Public housing estate in Ma On Shan, Hong Kong

Yan On Estate (欣安邨) is a public housing estate in Ma On Shan, New Territories, Hong Kong located south of Heng On Estate. The HK$800 million construction contract was awarded by the Housing Authority to Yau Lee Construction in 2009. The new estate opened in 2011 and comprises three blocks and a small commercial centre. It is designed to house about 6,800 residents in 2,587 flats. The estate is within walking distance of Heng On station on the Tuen Ma line.

==Houses==

| Name | Chinese name | Building type | Completed |
| Yan Chung House | 欣頌樓 | Non-standard | 2011 |
| Yan Hei House | 欣喜樓 |
| Yan Yuet House | 欣悅樓 |

==Demographics==
According to the 2016 by-census, Yan On Estate had a population of 6,116. The median age was 41 and the majority of residents (98.1 per cent) were of Chinese ethnicity.

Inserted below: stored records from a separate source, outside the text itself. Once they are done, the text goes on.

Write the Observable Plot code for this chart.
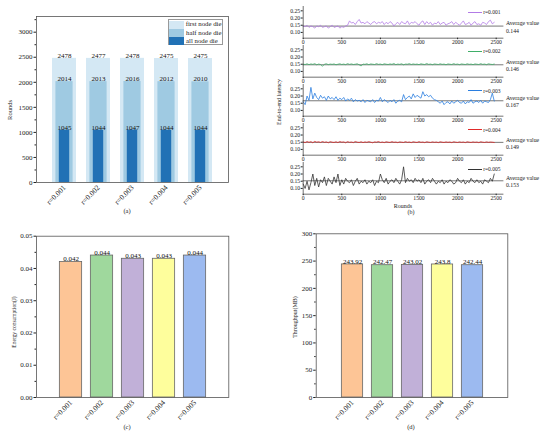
<!DOCTYPE html>
<html><head><meta charset="utf-8">
<script src="https://cdn.jsdelivr.net/npm/d3@7"></script>
<script src="https://cdn.jsdelivr.net/npm/@observablehq/plot@0.6"></script>
<style>
body{margin:0;background:#fff;}
#root{position:relative;width:550px;height:435px;font-family:"Liberation Serif","Times New Roman",serif;color:#222;overflow:hidden;background:#fff}
.abs{position:absolute}
.lbl{position:absolute;white-space:nowrap;transform:translate(-50%,-50%);line-height:1}
.rot{transform:translate(-50%,-50%) rotate(-90deg);}
</style></head><body><div id="root"></div>
<script>
// ---------- data ----------
const categories = ["r=0.001","r=0.002","r=0.003","r=0.004","r=0.005"];
const firstNodeDie = [2478,2477,2478,2475,2475];
const halfNodeDie  = [2014,2013,2016,2012,2010];
const allNodeDie   = [1045,1044,1047,1044,1044];
const energy = [0.042,0.044,0.043,0.043,0.044];
const throughput = [243.92,242.47,243.02,243.8,242.44];
const throughputLabels = ["243.92","242.47","243.02","243.8","242.44"];
const barColors = ["#fdc596","#9fd89d","#c1b0d8","#fefe9c","#9cbaf0"];
const latencyAverages = [0.144,0.146,0.167,0.149,0.153];
const latencyLabels = ["0.144","0.146","0.167","0.149","0.153"];
const latencyColors = ["#b27be6","#3fae68","#2a7ee0","#e02a2a","#333333"];
const roundStep = 25;
const latency001 = [
0.145,0.140,0.150,0.135,0.145,0.140,0.130,0.145,0.140,0.150,
0.135,0.140,0.145,0.130,0.140,0.150,0.135,0.140,0.145,0.130,
0.140,0.135,0.145,0.150,0.180,0.165,0.170,0.155,0.175,0.190,
0.165,0.170,0.160,0.175,0.165,0.155,0.170,0.175,0.160,0.170,
0.165,0.175,0.155,0.170,0.160,0.175,0.165,0.145,0.160,0.170,
0.155,0.175,0.165,0.160,0.180,0.155,0.170,0.165,0.175,0.160,
0.150,0.170,0.180,0.155,0.175,0.160,0.170,0.150,0.165,0.160,
0.175,0.155,0.165,0.170,0.150,0.160,0.165,0.175,0.155,0.170,
0.160,0.150,0.165,0.180,0.155,0.160,0.170,0.150,0.165,0.175,
0.155,0.160,0.150,0.170,0.165,0.155,0.175,0.185,0.160,0.170];
const latency002 = [
0.150,0.148,0.153,0.147,0.152,0.149,0.154,0.146,0.151,0.148,
0.136,0.150,0.153,0.147,0.151,0.149,0.152,0.146,0.150,0.153,
0.148,0.151,0.147,0.154,0.149,0.152,0.148,0.150,0.153,0.146,
0.138,0.151,0.149,0.153,0.147,0.152,0.150,0.148,0.154,0.149,
0.151,0.147,0.153,0.150,0.148,0.152,0.149,0.155,0.147,0.151,
0.149,0.153,0.146,0.151,0.150,0.154,0.148,0.152,0.149,0.151,
0.147,0.153,0.150,0.148,0.155,0.149,0.151,0.147,0.152,0.150,
0.148,0.153,0.149,0.151,0.146,0.152,0.150,0.148,0.154,0.149,
0.151,0.147,0.152,0.150,0.148,0.153,0.149,0.151,0.147,0.152,
0.150,0.148,0.154,0.149,0.151,0.147,0.153,0.150,0.148,0.151];
const latency003 = [
0.160,0.140,0.200,0.170,0.260,0.180,0.220,0.190,0.175,0.205,
0.185,0.195,0.170,0.200,0.180,0.190,0.175,0.195,0.170,0.185,
0.175,0.190,0.165,0.180,0.170,0.185,0.160,0.175,0.165,0.170,
0.160,0.175,0.155,0.170,0.165,0.160,0.175,0.155,0.170,0.165,
0.190,0.160,0.175,0.165,0.155,0.170,0.160,0.175,0.150,0.165,
0.170,0.160,0.210,0.175,0.190,0.200,0.180,0.215,0.190,0.205,
0.195,0.185,0.230,0.200,0.210,0.195,0.205,0.185,0.175,0.170,
0.160,0.150,0.165,0.140,0.155,0.160,0.145,0.165,0.150,0.160,
0.170,0.155,0.150,0.165,0.145,0.160,0.155,0.175,0.150,0.160,
0.165,0.155,0.170,0.150,0.165,0.160,0.155,0.175,0.220,0.165];
const latency004 = [
0.152,0.147,0.155,0.149,0.154,0.146,0.156,0.150,0.153,0.148,
0.155,0.149,0.152,0.146,0.154,0.150,0.148,0.153,0.147,0.155,
0.150,0.152,0.146,0.154,0.149,0.151,0.147,0.155,0.150,0.148,
0.153,0.147,0.152,0.149,0.154,0.150,0.146,0.152,0.150,0.155,
0.148,0.151,0.147,0.153,0.150,0.148,0.154,0.149,0.151,0.147,
0.152,0.150,0.148,0.154,0.149,0.151,0.147,0.153,0.150,0.148,
0.154,0.149,0.151,0.147,0.153,0.150,0.148,0.152,0.149,0.151,
0.147,0.153,0.150,0.148,0.152,0.149,0.151,0.147,0.153,0.150,
0.148,0.152,0.149,0.151,0.147,0.153,0.150,0.148,0.152,0.149,
0.151,0.147,0.153,0.150,0.148,0.152,0.149,0.151,0.150,0.148];
const latency005 = [
0.130,0.100,0.150,0.090,0.140,0.200,0.120,0.170,0.110,0.160,
0.140,0.180,0.120,0.170,0.150,0.130,0.180,0.140,0.200,0.120,
0.160,0.130,0.170,0.150,0.140,0.160,0.120,0.150,0.170,0.130,
0.150,0.140,0.160,0.130,0.150,0.140,0.160,0.120,0.150,0.140,
0.200,0.160,0.140,0.170,0.130,0.150,0.160,0.140,0.170,0.150,
0.130,0.160,0.250,0.140,0.170,0.150,0.160,0.140,0.170,0.150,
0.160,0.140,0.170,0.130,0.150,0.160,0.140,0.170,0.150,0.130,
0.150,0.140,0.160,0.130,0.150,0.140,0.160,0.150,0.130,0.140,
0.170,0.150,0.140,0.160,0.130,0.150,0.140,0.170,0.150,0.140,
0.160,0.140,0.150,0.130,0.160,0.150,0.140,0.170,0.150,0.200];
const latencySeries = [latency001,latency002,latency003,latency004,latency005];
const roundTicks = [0,500,1000,1500,2000,2500];
const latencyTicks = [0.10,0.15,0.20,0.25];

// ---------- helpers ----------
const root = document.getElementById("root");
const FONT = '"Liberation Serif","Times New Roman",serif';
function place(node, left, top){ const d=document.createElement("div"); d.className="abs"; d.style.left=left+"px"; d.style.top=top+"px"; d.appendChild(node); root.appendChild(d); return d; }
function label(text, x, y, size, rotate){ const d=document.createElement("div"); d.className="lbl"+(rotate?" rot":""); d.style.left=x+"px"; d.style.top=y+"px"; d.style.fontSize=size+"px"; d.textContent=text; root.appendChild(d); }
const baseStyle = (fs)=>({fontFamily:FONT, fontSize:fs+"px", background:"transparent", overflow:"visible", color:"#222"});

// ---------- panel (a) ----------
const rowsA = categories.map((r,i)=>({r, first:firstNodeDie[i], half:halfNodeDie[i], all:allNodeDie[i]}));
const plotA = Plot.plot({
  width:275, height:225, marginLeft:36, marginRight:47, marginTop:16, marginBottom:43,
  style: baseStyle(7),
  x:{type:"band", domain:categories, paddingInner:0, paddingOuter:0.29},
  y:{domain:[0,3313]},
  marks:[
    Plot.barY(rowsA,{x:"r", y:"first", fill:"#d4e8f4", insetLeft:5, insetRight:5}),
    Plot.barY(rowsA,{x:"r", y:"half", fill:"#9fcae2", insetLeft:8.4, insetRight:8.4}),
    Plot.barY(rowsA,{x:"r", y:"all", fill:"#2171b5", insetLeft:11.8, insetRight:11.8}),
    Plot.text(rowsA,{x:"r", y:"first", text:d=>String(d.first), lineAnchor:"bottom", dy:-0.5, fill:"#111"}),
    Plot.text(rowsA,{x:"r", y:"half", text:d=>String(d.half), lineAnchor:"bottom", dy:-0.5, fill:"#111"}),
    Plot.text(rowsA,{x:"r", y:"all", text:d=>String(d.all), lineAnchor:"bottom", dy:-0.5, fill:"#111"}),
    Plot.axisY({ticks:d3.range(0,3001,500), tickSize:2.5, tickPadding:1.5, label:null, tickFormat:d=>String(d)}),
    Plot.axisY({ticks:d3.range(250,3300,500), tickSize:1.5, tickFormat:()=>"", label:null}),
    Plot.axisX({tickRotate:-45, tickSize:0, tickPadding:4, label:null, fontSize:7.5}),
    Plot.frame({stroke:"#555", strokeWidth:0.8})
  ]
});
place(plotA,0,0);
// legend (a)
const leg = document.createElement("div");
leg.style.cssText = "width:55px;height:26px;border:0.8px solid #999;background:#fff;box-sizing:border-box;padding:0.5px 0 0 0.5px;font-size:6.8px;line-height:8.4px";
[["first node die","#d4e8f4"],["half node die","#9fcae2"],["all node die","#2171b5"]].forEach(([t,c])=>{
  const row=document.createElement("div"); row.style.cssText="display:flex;align-items:center;height:8.3px;white-space:nowrap";
  const sw=document.createElement("span"); sw.style.cssText=`display:inline-block;width:15px;height:8px;background:${c};margin-right:2px`;
  row.appendChild(sw); row.appendChild(document.createTextNode(t)); leg.appendChild(row);
});
place(leg,167.5,19);
label("Rounds",10,110,6.5,true);
label("(a)",127,211,6.5);

// ---------- panel (b) ----------
latencySeries.forEach((vals,i)=>{
  const rows = vals.map((v,j)=>({round:j*roundStep, v}));
  const yTop = 10 + 39.2*i;
  const p = Plot.plot({
    width:275, height:46, marginLeft:27.7, marginRight:46.6, marginTop:2, marginBottom:12.32,
    style: baseStyle(5.7),
    x:{domain:[0,2600]}, y:{domain:[0.06,0.28]},
    marks:[
      Plot.ruleY([latencyAverages[i]],{stroke:"#555", strokeWidth:0.8}),
      Plot.line(rows,{x:"round", y:"v", stroke:latencyColors[i], strokeWidth:0.8}),
      Plot.text([i],{y:k=>latencyAverages[k], frameAnchor:"right", textAnchor:"start", dx:2, dy:0.5, text:k=>"Average value\n"+latencyLabels[k], lineHeight:1.25, fontSize:5.8, fill:"#222"}),
      Plot.ruleX([0],{stroke:"#333", strokeWidth:0.7}),
      Plot.ruleY([0.06],{stroke:"#333", strokeWidth:0.7}),
      Plot.axisY({ticks:latencyTicks, tickFormat:d3.format(".2f"), tickSize:2, tickPadding:1, label:null}),
      Plot.axisX({ticks:roundTicks, tickSize:1.5, tickPadding:0.5, label:null, tickFormat:d=>String(d)})
    ]
  });
  place(p,275,yTop-6.32);
  // series legend
  const lg=document.createElement("div"); lg.style.cssText="display:flex;align-items:center;white-space:nowrap;font-size:5.5px;line-height:6px";
  const ln=document.createElement("span"); ln.style.cssText=`display:inline-block;width:13.7px;height:0;border-top:1px solid ${latencyColors[i]};margin-right:1.5px`;
  lg.appendChild(ln); lg.appendChild(document.createTextNode(categories[i]));
  place(lg,468,yTop-0.8);
});
label("End-to-end latency",279,102,6,true);
label("Rounds",403,206,6);
label("(b)",411,212,6);

// ---------- panels (c) and (d) ----------
function barPanel(values, labels, fmt, domain, ticks, minor, m){
  const rows = categories.map((r,i)=>({r, v:values[i], t:labels[i], c:barColors[i]}));
  return Plot.plot({
    width:275, height:210, marginLeft:m[0], marginRight:m[1], marginTop:m[2], marginBottom:m[3],
    style: baseStyle(7),
    x:{type:"band", domain:categories, paddingInner:0, paddingOuter:0.6},
    y:{domain},
    color:{type:"identity"},
    marks:[
      Plot.barY(rows,{x:"r", y:"v", fill:"c", stroke:"#666", strokeWidth:0.8, insetLeft:4.35, insetRight:4.35}),
      Plot.text(rows,{x:"r", y:"v", text:"t", lineAnchor:"bottom", dy:-0.8, fill:"#111"}),
      Plot.axisY({ticks, tickSize:2.5, tickPadding:1.5, label:null, tickFormat:fmt}),
      Plot.axisY({ticks:minor, tickSize:1.5, tickFormat:()=>"", label:null}),
      Plot.axisX({tickRotate:-45, tickSize:0, tickPadding:4, label:null, fontSize:7.5}),
      Plot.frame({stroke:"#555", strokeWidth:0.8})
    ]
  });
}
const plotC = barPanel(energy, energy.map(v=>v.toFixed(3)), d3.format(".2f"), [0,0.05],
  [0,0.01,0.02,0.03,0.04,0.05], [0.005,0.015,0.025,0.035,0.045], [36,46.7,10.7,38]);
place(plotC,0,225);
label("Energy consumption(J)",15,322,5.5,true);
label("(c)",127,427,6.5);

const plotD = barPanel(throughput, throughputLabels, d=>String(d), [0,300],
  [0,50,100,150,200,250,300], [25,75,125,175,225,275], [40.7,42.7,8.3,38]);
place(plotD,275,225);
label("Throughput(MB)",295,317,6,true);
label("(d)",411,427,6.5);
</script></body></html>
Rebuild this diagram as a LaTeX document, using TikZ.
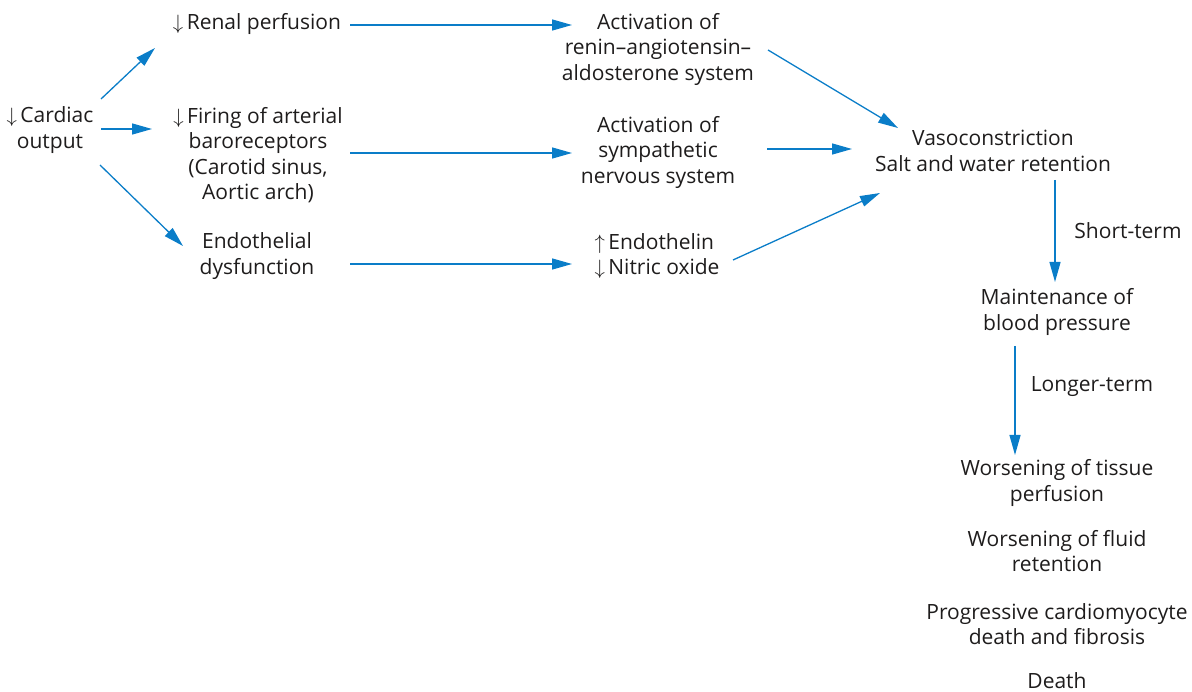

The average household size was 2.4 people. The median monthly household income of all households (i.e. including both economically active and inactive households) was HK$18,000.

==Politics==
Yan On Estate is located in Tai Shui Hang constituency of the Sha Tin District Council. It was formerly represented by Michael Yung Ming-chau, who was elected in the 2019 elections until July 2021.